The World Passport is a travel document, which looks very much like traditional passports issued by most nations, issued by a Washington-based organization, the World Service Authority.
The World Passport attracted media attention recently when Yasiin Bey, better known as Mos Def, a rapper and actor, was arrested in South Africa, trying to leave the country using his World Passport. Bey was charged for using an unrecognizable travel document by South African authorities, the Economist said.
The World Service Authority promotes global citizenship, the idea that any person should have an undeniable human right to travel and find his or her community anywhere on planet Earth.

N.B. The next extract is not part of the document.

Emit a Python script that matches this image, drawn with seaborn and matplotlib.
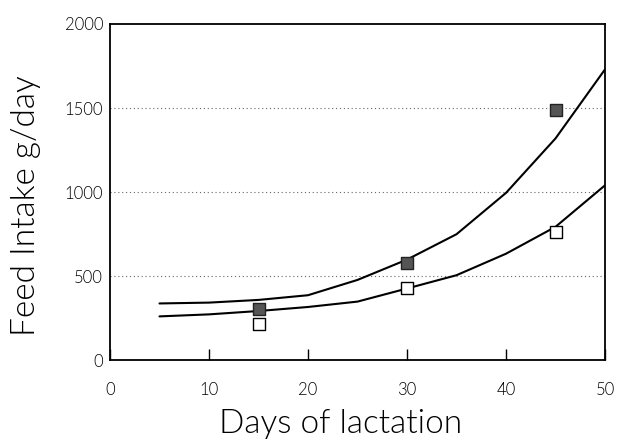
import matplotlib
matplotlib.use("Agg")
import matplotlib.pyplot as plt
import pandas as pd
import seaborn as sns

# Fitted intake curves (g/day), read every 5 days of lactation
curve_days = [5, 10, 15, 20, 25, 30, 35, 40, 45, 50]
curve_high = [337, 342, 358, 386, 477, 598, 749, 995, 1319, 1730]
curve_low = [260, 272, 292, 316, 348, 426, 505, 633, 793, 1040]

# Observed intakes
obs_days = [15, 30, 45]
obs_high = [304, 579, 1490]
obs_low = [215, 430, 764]

x_ticks = [0, 10, 20, 30, 40, 50]
y_ticks = [0, 500, 1000, 1500, 2000]

sns.set_theme(style="white")
plt.rcParams["font.family"] = ["Lato", "DejaVu Sans"]
plt.rcParams["text.color"] = "black"
plt.rcParams["axes.labelcolor"] = "black"
plt.rcParams["xtick.color"] = "black"
plt.rcParams["ytick.color"] = "black"

fig = plt.figure(figsize=(6.18, 4.44), dpi=100)
ax = fig.add_axes([0.178, 0.189, 0.801, 0.757])

curves = pd.DataFrame({
    "day": curve_days * 2,
    "intake": curve_high + curve_low,
    "group": ["high"] * len(curve_days) + ["low"] * len(curve_days),
})
obs = pd.DataFrame({"day": obs_days, "high": obs_high, "low": obs_low})

for yv in [500, 1000, 1500]:
    ax.axhline(yv, color="#666666", lw=0.8, ls=(0, (1, 2.5)), zorder=0)

sns.lineplot(data=curves, x="day", y="intake", units="group", estimator=None,
             color="black", lw=1.5, ax=ax, legend=False)
sns.scatterplot(data=obs, x="day", y="high", marker="s", s=65,
                color="#555555", edgecolor="#222222", linewidth=1.0,
                ax=ax, zorder=5)
sns.scatterplot(data=obs, x="day", y="low", marker="s", s=65,
                color="white", edgecolor="black", linewidth=1.0,
                ax=ax, zorder=5)

ax.set_xlim(0, 50)
ax.set_ylim(0, 2000)
ax.set_xticks(x_ticks)
ax.set_yticks(y_ticks)
ax.set_xticklabels([str(v) for v in x_ticks], fontsize=12, fontweight=300)
ax.set_yticklabels([str(v) for v in y_ticks], fontsize=12, fontweight=300)
ax.tick_params(axis="x", direction="in", length=8, width=1.0, pad=16,
               bottom=True)
ax.tick_params(axis="y", length=0, pad=5)

for side in ["left", "right", "top", "bottom"]:
    ax.spines[side].set_visible(True)
    ax.spines[side].set_color("black")
    ax.spines[side].set_linewidth(1.3)

ax.set_xlabel("Days of lactation", fontsize=24, fontweight=300)
ax.set_ylabel("Feed Intake g/day", fontsize=24, fontweight=300)
ax.xaxis.set_label_coords(0.465, -0.145)
ax.yaxis.set_label_coords(-0.14, 0.46)

fig.savefig("out.png", dpi=100, facecolor="white")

"Everyone has the right to leave any country, including his own, and to return to his country," the official mandate of the World Service Authority states, citing Article 13 (2) of the Universal Declaration of Human Rights.

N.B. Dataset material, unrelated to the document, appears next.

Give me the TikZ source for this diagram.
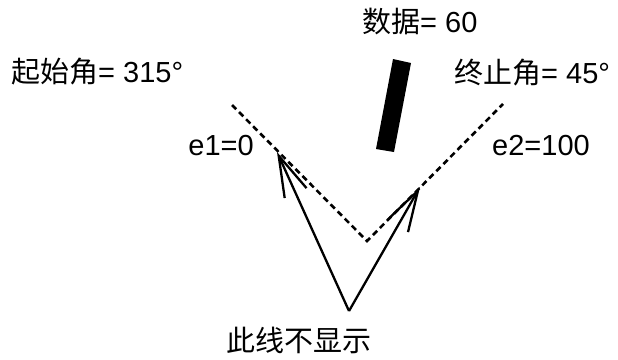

The idea of the World Passport seems great at first glance — by removing national boundaries and restrictions the passport would provide people with freedom of movement and the freedom to choose their communities anywhere in the world. Wouldn't that be amazing?
Indeed, if countries begin to accept the World Passport at their borders, certain wealthy regions, such as North America and Europe, might turn into disorderly human ant-houses with everyone rushing in to live there.
Furthermore, with the rise of global terrorism one might only guess the possible horrifying consequences of large-scale terrorist attacks across the world, if extremists get a hold of a World Passport.